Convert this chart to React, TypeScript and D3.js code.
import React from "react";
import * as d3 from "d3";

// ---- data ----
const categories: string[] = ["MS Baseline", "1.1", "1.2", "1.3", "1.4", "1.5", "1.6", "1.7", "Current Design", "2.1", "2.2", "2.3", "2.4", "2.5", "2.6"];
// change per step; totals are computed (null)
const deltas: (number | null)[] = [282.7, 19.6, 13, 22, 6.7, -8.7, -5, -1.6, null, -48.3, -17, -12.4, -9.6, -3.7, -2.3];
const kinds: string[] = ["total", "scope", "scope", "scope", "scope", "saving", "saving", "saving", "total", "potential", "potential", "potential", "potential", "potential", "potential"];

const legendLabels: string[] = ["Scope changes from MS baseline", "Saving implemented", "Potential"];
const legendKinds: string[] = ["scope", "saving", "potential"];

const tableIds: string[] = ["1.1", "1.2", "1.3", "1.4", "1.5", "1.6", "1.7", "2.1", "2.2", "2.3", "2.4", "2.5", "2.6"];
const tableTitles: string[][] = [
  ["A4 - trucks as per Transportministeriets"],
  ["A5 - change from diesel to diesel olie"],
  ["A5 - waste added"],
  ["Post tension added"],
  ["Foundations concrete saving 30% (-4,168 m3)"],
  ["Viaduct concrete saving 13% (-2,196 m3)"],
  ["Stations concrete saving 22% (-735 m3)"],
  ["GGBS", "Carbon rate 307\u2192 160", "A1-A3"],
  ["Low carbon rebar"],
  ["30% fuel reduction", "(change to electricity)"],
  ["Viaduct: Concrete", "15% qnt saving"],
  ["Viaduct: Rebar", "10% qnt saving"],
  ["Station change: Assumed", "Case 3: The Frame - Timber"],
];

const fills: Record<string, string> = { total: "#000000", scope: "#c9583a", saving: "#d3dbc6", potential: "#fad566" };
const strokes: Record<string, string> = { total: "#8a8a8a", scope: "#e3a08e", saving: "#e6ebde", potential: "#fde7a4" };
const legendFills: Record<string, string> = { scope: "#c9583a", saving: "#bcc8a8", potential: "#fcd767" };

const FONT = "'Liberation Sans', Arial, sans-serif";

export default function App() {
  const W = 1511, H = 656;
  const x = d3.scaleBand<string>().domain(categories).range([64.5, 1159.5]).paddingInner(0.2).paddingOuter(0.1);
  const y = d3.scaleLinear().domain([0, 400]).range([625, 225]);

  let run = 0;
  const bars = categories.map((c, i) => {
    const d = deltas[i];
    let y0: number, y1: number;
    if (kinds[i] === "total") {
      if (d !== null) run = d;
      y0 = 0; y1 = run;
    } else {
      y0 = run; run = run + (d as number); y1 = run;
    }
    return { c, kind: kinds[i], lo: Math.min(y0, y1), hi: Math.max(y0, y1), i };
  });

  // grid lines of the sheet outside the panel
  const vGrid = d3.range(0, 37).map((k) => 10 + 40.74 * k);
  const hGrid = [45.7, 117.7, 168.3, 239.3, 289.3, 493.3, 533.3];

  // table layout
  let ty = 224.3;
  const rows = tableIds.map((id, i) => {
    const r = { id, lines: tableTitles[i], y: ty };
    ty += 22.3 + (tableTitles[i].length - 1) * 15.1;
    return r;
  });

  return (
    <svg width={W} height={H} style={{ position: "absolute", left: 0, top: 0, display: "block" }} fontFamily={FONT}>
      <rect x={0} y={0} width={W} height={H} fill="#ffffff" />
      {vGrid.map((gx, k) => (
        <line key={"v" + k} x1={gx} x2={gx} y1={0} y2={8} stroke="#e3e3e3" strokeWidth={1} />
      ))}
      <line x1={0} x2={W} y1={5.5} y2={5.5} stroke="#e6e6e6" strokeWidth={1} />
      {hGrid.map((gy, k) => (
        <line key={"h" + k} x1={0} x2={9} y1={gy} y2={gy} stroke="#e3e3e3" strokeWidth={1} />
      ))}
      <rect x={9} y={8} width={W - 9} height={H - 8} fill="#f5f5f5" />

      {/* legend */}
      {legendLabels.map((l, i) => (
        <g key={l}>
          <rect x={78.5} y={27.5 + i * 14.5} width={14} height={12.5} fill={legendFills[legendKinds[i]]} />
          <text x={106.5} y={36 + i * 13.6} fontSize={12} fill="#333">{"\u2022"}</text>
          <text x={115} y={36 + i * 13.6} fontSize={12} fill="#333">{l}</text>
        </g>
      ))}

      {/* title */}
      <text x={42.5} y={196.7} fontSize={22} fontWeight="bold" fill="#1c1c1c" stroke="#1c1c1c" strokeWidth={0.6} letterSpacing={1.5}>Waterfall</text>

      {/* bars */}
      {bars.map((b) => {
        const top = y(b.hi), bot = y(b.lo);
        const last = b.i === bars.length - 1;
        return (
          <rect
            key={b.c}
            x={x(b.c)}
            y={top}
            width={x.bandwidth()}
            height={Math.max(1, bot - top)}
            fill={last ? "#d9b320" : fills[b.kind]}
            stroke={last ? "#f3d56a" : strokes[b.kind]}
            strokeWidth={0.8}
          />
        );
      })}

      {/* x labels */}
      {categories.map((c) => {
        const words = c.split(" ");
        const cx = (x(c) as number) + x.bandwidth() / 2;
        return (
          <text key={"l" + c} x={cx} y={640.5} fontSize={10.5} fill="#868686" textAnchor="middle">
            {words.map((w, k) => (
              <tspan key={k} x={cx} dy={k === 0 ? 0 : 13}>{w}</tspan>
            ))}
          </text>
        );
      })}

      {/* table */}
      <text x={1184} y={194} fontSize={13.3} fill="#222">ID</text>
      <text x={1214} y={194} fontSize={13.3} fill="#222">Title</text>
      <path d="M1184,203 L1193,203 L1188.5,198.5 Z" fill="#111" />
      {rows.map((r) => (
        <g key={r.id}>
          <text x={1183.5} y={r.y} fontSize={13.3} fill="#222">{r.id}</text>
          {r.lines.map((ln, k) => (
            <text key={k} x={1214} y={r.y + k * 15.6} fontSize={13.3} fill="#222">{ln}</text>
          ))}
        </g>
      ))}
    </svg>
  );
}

————

- [WHAT TO WORK ON]
Return each line of the data exactly as written above.

- [CORRECT RESPONSE]
Convert this chart to React, TypeScript and D3.js code.
import React from "react";
import * as d3 from "d3";

// ---- data ----
const categories: string[] = ["MS Baseline", "1.1", "1.2", "1.3", "1.4", "1.5", "1.6", "1.7", "Current Design", "2.1", "2.2", "2.3", "2.4", "2.5", "2.6"];
// change per step; totals are computed (null)
const deltas: (number | null)[] = [282.7, 19.6, 13, 22, 6.7, -8.7, -5, -1.6, null, -48.3, -17, -12.4, -9.6, -3.7, -2.3];
const kinds: string[] = ["total", "scope", "scope", "scope", "scope", "saving", "saving", "saving", "total", "potential", "potential", "potential", "potential", "potential", "potential"];

const legendLabels: string[] = ["Scope changes from MS baseline", "Saving implemented", "Potential"];
const legendKinds: string[] = ["scope", "saving", "potential"];

const tableIds: string[] = ["1.1", "1.2", "1.3", "1.4", "1.5", "1.6", "1.7", "2.1", "2.2", "2.3", "2.4", "2.5", "2.6"];
const tableTitles: string[][] = [
  ["A4 - trucks as per Transportministeriets"],
  ["A5 - change from diesel to diesel olie"],
  ["A5 - waste added"],
  ["Post tension added"],
  ["Foundations concrete saving 30% (-4,168 m3)"],
  ["Viaduct concrete saving 13% (-2,196 m3)"],
  ["Stations concrete saving 22% (-735 m3)"],
  ["GGBS", "Carbon rate 307\u2192 160", "A1-A3"],
  ["Low carbon rebar"],
  ["30% fuel reduction", "(change to electricity)"],
  ["Viaduct: Concrete", "15% qnt saving"],
  ["Viaduct: Rebar", "10% qnt saving"],
  ["Station change: Assumed", "Case 3: The Frame - Timber"],
];

const fills: Record<string, string> = { total: "#000000", scope: "#c9583a", saving: "#d3dbc6", potential: "#fad566" };
const strokes: Record<string, string> = { total: "#8a8a8a", scope: "#e3a08e", saving: "#e6ebde", potential: "#fde7a4" };
const legendFills: Record<string, string> = { scope: "#c9583a", saving: "#bcc8a8", potential: "#fcd767" };

const FONT = "'Liberation Sans', Arial, sans-serif";

export default function App() {
  const W = 1511, H = 656;
  const x = d3.scaleBand<string>().domain(categories).range([64.5, 1159.5]).paddingInner(0.2).paddingOuter(0.1);
  const y = d3.scaleLinear().domain([0, 400]).range([625, 225]);

  let run = 0;
  const bars = categories.map((c, i) => {
    const d = deltas[i];
    let y0: number, y1: number;
    if (kinds[i] === "total") {
      if (d !== null) run = d;
      y0 = 0; y1 = run;
    } else {
      y0 = run; run = run + (d as number); y1 = run;
    }
    return { c, kind: kinds[i], lo: Math.min(y0, y1), hi: Math.max(y0, y1), i };
  });

  // grid lines of the sheet outside the panel
  const vGrid = d3.range(0, 37).map((k) => 10 + 40.74 * k);
  const hGrid = [45.7, 117.7, 168.3, 239.3, 289.3, 493.3, 533.3];

  // table layout
  let ty = 224.3;
  const rows = tableIds.map((id, i) => {
    const r = { id, lines: tableTitles[i], y: ty };
    ty += 22.3 + (tableTitles[i].length - 1) * 15.1;
    return r;
  });

  return (
    <svg width={W} height={H} style={{ position: "absolute", left: 0, top: 0, display: "block" }} fontFamily={FONT}>
      <rect x={0} y={0} width={W} height={H} fill="#ffffff" />
      {vGrid.map((gx, k) => (
        <line key={"v" + k} x1={gx} x2={gx} y1={0} y2={8} stroke="#e3e3e3" strokeWidth={1} />
      ))}
      <line x1={0} x2={W} y1={5.5} y2={5.5} stroke="#e6e6e6" strokeWidth={1} />
      {hGrid.map((gy, k) => (
        <line key={"h" + k} x1={0} x2={9} y1={gy} y2={gy} stroke="#e3e3e3" strokeWidth={1} />
      ))}
      <rect x={9} y={8} width={W - 9} height={H - 8} fill="#f5f5f5" />

      {/* legend */}
      {legendLabels.map((l, i) => (
        <g key={l}>
          <rect x={78.5} y={27.5 + i * 14.5} width={14} height={12.5} fill={legendFills[legendKinds[i]]} />
          <text x={106.5} y={36 + i * 13.6} fontSize={12} fill="#333">{"\u2022"}</text>
          <text x={115} y={36 + i * 13.6} fontSize={12} fill="#333">{l}</text>
        </g>
      ))}

      {/* title */}
      <text x={42.5} y={196.7} fontSize={22} fontWeight="bold" fill="#1c1c1c" stroke="#1c1c1c" strokeWidth={0.6} letterSpacing={1.5}>Waterfall</text>

      {/* bars */}
      {bars.map((b) => {
        const top = y(b.hi), bot = y(b.lo);
        const last = b.i === bars.length - 1;
        return (
          <rect
            key={b.c}
            x={x(b.c)}
            y={top}
            width={x.bandwidth()}
            height={Math.max(1, bot - top)}
            fill={last ? "#d9b320" : fills[b.kind]}
            stroke={last ? "#f3d56a" : strokes[b.kind]}
            strokeWidth={0.8}
          />
        );
      })}

      {/* x labels */}
      {categories.map((c) => {
        const words = c.split(" ");
        const cx = (x(c) as number) + x.bandwidth() / 2;
        return (
          <text key={"l" + c} x={cx} y={640.5} fontSize={10.5} fill="#868686" textAnchor="middle">
            {words.map((w, k) => (
              <tspan key={k} x={cx} dy={k === 0 ? 0 : 13}>{w}</tspan>
            ))}
          </text>
        );
      })}

      {/* table */}
      <text x={1184} y={194} fontSize={13.3} fill="#222">ID</text>
      <text x={1214} y={194} fontSize={13.3} fill="#222">Title</text>
      <path d="M1184,203 L1193,203 L1188.5,198.5 Z" fill="#111" />
      {rows.map((r) => (
        <g key={r.id}>
          <text x={1183.5} y={r.y} fontSize={13.3} fill="#222">{r.id}</text>
          {r.lines.map((ln, k) => (
            <text key={k} x={1214} y={r.y + k * 15.6} fontSize={13.3} fill="#222">{ln}</text>
          ))}
        </g>
      ))}
    </svg>
  );
}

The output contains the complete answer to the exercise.